(Work to complete) Every line of the material is to be repeated exactly as it stands.

(Charts and diagrams as code)
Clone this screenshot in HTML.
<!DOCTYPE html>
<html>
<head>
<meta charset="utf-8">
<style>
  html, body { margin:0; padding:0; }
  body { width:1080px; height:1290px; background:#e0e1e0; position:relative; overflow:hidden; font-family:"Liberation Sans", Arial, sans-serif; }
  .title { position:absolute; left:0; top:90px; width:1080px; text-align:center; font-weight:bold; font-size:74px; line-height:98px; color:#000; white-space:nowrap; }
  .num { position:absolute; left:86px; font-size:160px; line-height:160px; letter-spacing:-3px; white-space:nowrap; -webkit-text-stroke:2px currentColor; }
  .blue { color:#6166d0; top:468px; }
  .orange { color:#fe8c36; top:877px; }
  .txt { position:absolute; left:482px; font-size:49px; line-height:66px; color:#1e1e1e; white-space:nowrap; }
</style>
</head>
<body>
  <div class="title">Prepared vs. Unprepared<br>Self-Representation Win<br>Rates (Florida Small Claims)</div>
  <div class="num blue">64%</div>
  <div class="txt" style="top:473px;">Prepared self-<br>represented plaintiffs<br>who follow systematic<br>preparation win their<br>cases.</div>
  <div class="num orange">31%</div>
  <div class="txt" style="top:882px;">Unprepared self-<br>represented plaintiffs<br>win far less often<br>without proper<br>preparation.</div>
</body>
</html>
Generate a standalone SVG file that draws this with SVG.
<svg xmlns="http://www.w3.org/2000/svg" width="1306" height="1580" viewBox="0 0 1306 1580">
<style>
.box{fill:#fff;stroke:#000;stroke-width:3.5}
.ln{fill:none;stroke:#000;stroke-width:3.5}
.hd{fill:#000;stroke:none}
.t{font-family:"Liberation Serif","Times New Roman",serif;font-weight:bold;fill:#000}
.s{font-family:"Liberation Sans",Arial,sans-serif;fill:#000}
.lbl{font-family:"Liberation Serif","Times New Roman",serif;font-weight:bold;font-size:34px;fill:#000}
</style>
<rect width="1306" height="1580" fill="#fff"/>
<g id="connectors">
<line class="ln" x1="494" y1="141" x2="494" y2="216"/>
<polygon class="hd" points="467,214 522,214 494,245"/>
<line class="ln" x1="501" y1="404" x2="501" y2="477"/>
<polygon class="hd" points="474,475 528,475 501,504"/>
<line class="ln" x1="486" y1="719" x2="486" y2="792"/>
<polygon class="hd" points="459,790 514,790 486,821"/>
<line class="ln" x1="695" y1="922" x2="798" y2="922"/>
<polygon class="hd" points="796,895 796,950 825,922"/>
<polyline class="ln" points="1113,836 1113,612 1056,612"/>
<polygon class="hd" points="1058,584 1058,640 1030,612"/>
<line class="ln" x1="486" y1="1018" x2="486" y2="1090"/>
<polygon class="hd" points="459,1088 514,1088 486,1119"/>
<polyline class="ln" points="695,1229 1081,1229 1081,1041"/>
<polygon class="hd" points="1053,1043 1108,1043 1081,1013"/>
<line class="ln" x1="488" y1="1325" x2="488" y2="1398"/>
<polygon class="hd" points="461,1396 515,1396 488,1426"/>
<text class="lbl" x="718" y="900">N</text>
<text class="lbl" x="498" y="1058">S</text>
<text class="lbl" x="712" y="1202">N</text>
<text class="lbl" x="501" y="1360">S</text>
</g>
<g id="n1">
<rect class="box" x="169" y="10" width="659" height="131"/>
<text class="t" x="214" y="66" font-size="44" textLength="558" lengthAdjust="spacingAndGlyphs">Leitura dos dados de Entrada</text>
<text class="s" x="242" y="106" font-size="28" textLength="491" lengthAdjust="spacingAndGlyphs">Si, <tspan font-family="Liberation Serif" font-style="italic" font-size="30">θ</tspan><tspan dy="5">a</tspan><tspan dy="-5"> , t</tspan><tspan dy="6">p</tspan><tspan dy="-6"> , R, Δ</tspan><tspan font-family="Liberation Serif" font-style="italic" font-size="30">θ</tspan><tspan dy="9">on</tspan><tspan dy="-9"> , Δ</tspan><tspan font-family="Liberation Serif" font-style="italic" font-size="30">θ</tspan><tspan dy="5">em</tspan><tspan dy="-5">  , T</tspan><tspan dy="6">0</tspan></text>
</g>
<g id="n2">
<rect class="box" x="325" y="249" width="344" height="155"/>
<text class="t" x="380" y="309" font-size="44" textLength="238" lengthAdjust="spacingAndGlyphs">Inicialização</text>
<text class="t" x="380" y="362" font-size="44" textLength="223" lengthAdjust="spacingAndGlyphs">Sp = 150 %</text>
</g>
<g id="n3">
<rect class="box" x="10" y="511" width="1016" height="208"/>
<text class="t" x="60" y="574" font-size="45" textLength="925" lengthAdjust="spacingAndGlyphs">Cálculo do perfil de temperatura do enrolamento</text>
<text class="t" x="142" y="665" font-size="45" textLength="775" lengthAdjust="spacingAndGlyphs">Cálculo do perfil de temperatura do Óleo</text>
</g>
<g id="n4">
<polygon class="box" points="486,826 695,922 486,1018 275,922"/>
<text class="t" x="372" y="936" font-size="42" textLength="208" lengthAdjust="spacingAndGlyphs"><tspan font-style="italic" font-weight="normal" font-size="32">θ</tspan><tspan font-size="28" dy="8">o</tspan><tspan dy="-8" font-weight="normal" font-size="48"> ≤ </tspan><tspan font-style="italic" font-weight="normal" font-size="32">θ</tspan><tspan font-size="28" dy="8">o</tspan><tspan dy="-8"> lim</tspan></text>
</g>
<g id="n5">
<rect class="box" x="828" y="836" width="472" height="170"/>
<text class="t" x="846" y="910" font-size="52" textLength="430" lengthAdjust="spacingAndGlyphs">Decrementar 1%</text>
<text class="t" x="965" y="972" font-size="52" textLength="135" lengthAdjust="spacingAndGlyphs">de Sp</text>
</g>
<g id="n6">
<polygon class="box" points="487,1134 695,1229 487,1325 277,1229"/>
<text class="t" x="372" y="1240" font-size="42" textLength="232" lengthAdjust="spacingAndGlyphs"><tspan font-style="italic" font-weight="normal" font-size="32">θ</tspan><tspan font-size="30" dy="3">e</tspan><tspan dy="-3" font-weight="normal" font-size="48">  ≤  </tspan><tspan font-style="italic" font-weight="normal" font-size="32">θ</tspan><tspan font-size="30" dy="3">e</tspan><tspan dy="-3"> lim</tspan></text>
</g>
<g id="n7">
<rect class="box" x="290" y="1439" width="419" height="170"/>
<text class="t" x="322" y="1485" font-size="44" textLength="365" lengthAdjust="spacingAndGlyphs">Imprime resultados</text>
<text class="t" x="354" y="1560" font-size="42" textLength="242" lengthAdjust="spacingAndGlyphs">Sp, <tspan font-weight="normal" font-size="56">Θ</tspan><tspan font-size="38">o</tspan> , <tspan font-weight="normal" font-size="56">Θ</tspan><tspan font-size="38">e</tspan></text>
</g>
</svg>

(Answer below)
Clone this screenshot in HTML.
<!DOCTYPE html>
<html>
<head>
<meta charset="utf-8">
<style>
  html, body { margin:0; padding:0; }
  body { width:1080px; height:1290px; background:#e0e1e0; position:relative; overflow:hidden; font-family:"Liberation Sans", Arial, sans-serif; }
  .title { position:absolute; left:0; top:90px; width:1080px; text-align:center; font-weight:bold; font-size:74px; line-height:98px; color:#000; white-space:nowrap; }
  .num { position:absolute; left:86px; font-size:160px; line-height:160px; letter-spacing:-3px; white-space:nowrap; -webkit-text-stroke:2px currentColor; }
  .blue { color:#6166d0; top:468px; }
  .orange { color:#fe8c36; top:877px; }
  .txt { position:absolute; left:482px; font-size:49px; line-height:66px; color:#1e1e1e; white-space:nowrap; }
</style>
</head>
<body>
  <div class="title">Prepared vs. Unprepared<br>Self-Representation Win<br>Rates (Florida Small Claims)</div>
  <div class="num blue">64%</div>
  <div class="txt" style="top:473px;">Prepared self-<br>represented plaintiffs<br>who follow systematic<br>preparation win their<br>cases.</div>
  <div class="num orange">31%</div>
  <div class="txt" style="top:882px;">Unprepared self-<br>represented plaintiffs<br>win far less often<br>without proper<br>preparation.</div>
</body>
</html>
Generate a standalone SVG file that draws this with SVG.
<svg xmlns="http://www.w3.org/2000/svg" width="1306" height="1580" viewBox="0 0 1306 1580">
<style>
.box{fill:#fff;stroke:#000;stroke-width:3.5}
.ln{fill:none;stroke:#000;stroke-width:3.5}
.hd{fill:#000;stroke:none}
.t{font-family:"Liberation Serif","Times New Roman",serif;font-weight:bold;fill:#000}
.s{font-family:"Liberation Sans",Arial,sans-serif;fill:#000}
.lbl{font-family:"Liberation Serif","Times New Roman",serif;font-weight:bold;font-size:34px;fill:#000}
</style>
<rect width="1306" height="1580" fill="#fff"/>
<g id="connectors">
<line class="ln" x1="494" y1="141" x2="494" y2="216"/>
<polygon class="hd" points="467,214 522,214 494,245"/>
<line class="ln" x1="501" y1="404" x2="501" y2="477"/>
<polygon class="hd" points="474,475 528,475 501,504"/>
<line class="ln" x1="486" y1="719" x2="486" y2="792"/>
<polygon class="hd" points="459,790 514,790 486,821"/>
<line class="ln" x1="695" y1="922" x2="798" y2="922"/>
<polygon class="hd" points="796,895 796,950 825,922"/>
<polyline class="ln" points="1113,836 1113,612 1056,612"/>
<polygon class="hd" points="1058,584 1058,640 1030,612"/>
<line class="ln" x1="486" y1="1018" x2="486" y2="1090"/>
<polygon class="hd" points="459,1088 514,1088 486,1119"/>
<polyline class="ln" points="695,1229 1081,1229 1081,1041"/>
<polygon class="hd" points="1053,1043 1108,1043 1081,1013"/>
<line class="ln" x1="488" y1="1325" x2="488" y2="1398"/>
<polygon class="hd" points="461,1396 515,1396 488,1426"/>
<text class="lbl" x="718" y="900">N</text>
<text class="lbl" x="498" y="1058">S</text>
<text class="lbl" x="712" y="1202">N</text>
<text class="lbl" x="501" y="1360">S</text>
</g>
<g id="n1">
<rect class="box" x="169" y="10" width="659" height="131"/>
<text class="t" x="214" y="66" font-size="44" textLength="558" lengthAdjust="spacingAndGlyphs">Leitura dos dados de Entrada</text>
<text class="s" x="242" y="106" font-size="28" textLength="491" lengthAdjust="spacingAndGlyphs">Si, <tspan font-family="Liberation Serif" font-style="italic" font-size="30">θ</tspan><tspan dy="5">a</tspan><tspan dy="-5"> , t</tspan><tspan dy="6">p</tspan><tspan dy="-6"> , R, Δ</tspan><tspan font-family="Liberation Serif" font-style="italic" font-size="30">θ</tspan><tspan dy="9">on</tspan><tspan dy="-9"> , Δ</tspan><tspan font-family="Liberation Serif" font-style="italic" font-size="30">θ</tspan><tspan dy="5">em</tspan><tspan dy="-5">  , T</tspan><tspan dy="6">0</tspan></text>
</g>
<g id="n2">
<rect class="box" x="325" y="249" width="344" height="155"/>
<text class="t" x="380" y="309" font-size="44" textLength="238" lengthAdjust="spacingAndGlyphs">Inicialização</text>
<text class="t" x="380" y="362" font-size="44" textLength="223" lengthAdjust="spacingAndGlyphs">Sp = 150 %</text>
</g>
<g id="n3">
<rect class="box" x="10" y="511" width="1016" height="208"/>
<text class="t" x="60" y="574" font-size="45" textLength="925" lengthAdjust="spacingAndGlyphs">Cálculo do perfil de temperatura do enrolamento</text>
<text class="t" x="142" y="665" font-size="45" textLength="775" lengthAdjust="spacingAndGlyphs">Cálculo do perfil de temperatura do Óleo</text>
</g>
<g id="n4">
<polygon class="box" points="486,826 695,922 486,1018 275,922"/>
<text class="t" x="372" y="936" font-size="42" textLength="208" lengthAdjust="spacingAndGlyphs"><tspan font-style="italic" font-weight="normal" font-size="32">θ</tspan><tspan font-size="28" dy="8">o</tspan><tspan dy="-8" font-weight="normal" font-size="48"> ≤ </tspan><tspan font-style="italic" font-weight="normal" font-size="32">θ</tspan><tspan font-size="28" dy="8">o</tspan><tspan dy="-8"> lim</tspan></text>
</g>
<g id="n5">
<rect class="box" x="828" y="836" width="472" height="170"/>
<text class="t" x="846" y="910" font-size="52" textLength="430" lengthAdjust="spacingAndGlyphs">Decrementar 1%</text>
<text class="t" x="965" y="972" font-size="52" textLength="135" lengthAdjust="spacingAndGlyphs">de Sp</text>
</g>
<g id="n6">
<polygon class="box" points="487,1134 695,1229 487,1325 277,1229"/>
<text class="t" x="372" y="1240" font-size="42" textLength="232" lengthAdjust="spacingAndGlyphs"><tspan font-style="italic" font-weight="normal" font-size="32">θ</tspan><tspan font-size="30" dy="3">e</tspan><tspan dy="-3" font-weight="normal" font-size="48">  ≤  </tspan><tspan font-style="italic" font-weight="normal" font-size="32">θ</tspan><tspan font-size="30" dy="3">e</tspan><tspan dy="-3"> lim</tspan></text>
</g>
<g id="n7">
<rect class="box" x="290" y="1439" width="419" height="170"/>
<text class="t" x="322" y="1485" font-size="44" textLength="365" lengthAdjust="spacingAndGlyphs">Imprime resultados</text>
<text class="t" x="354" y="1560" font-size="42" textLength="242" lengthAdjust="spacingAndGlyphs">Sp, <tspan font-weight="normal" font-size="56">Θ</tspan><tspan font-size="38">o</tspan> , <tspan font-weight="normal" font-size="56">Θ</tspan><tspan font-size="38">e</tspan></text>
</g>
</svg>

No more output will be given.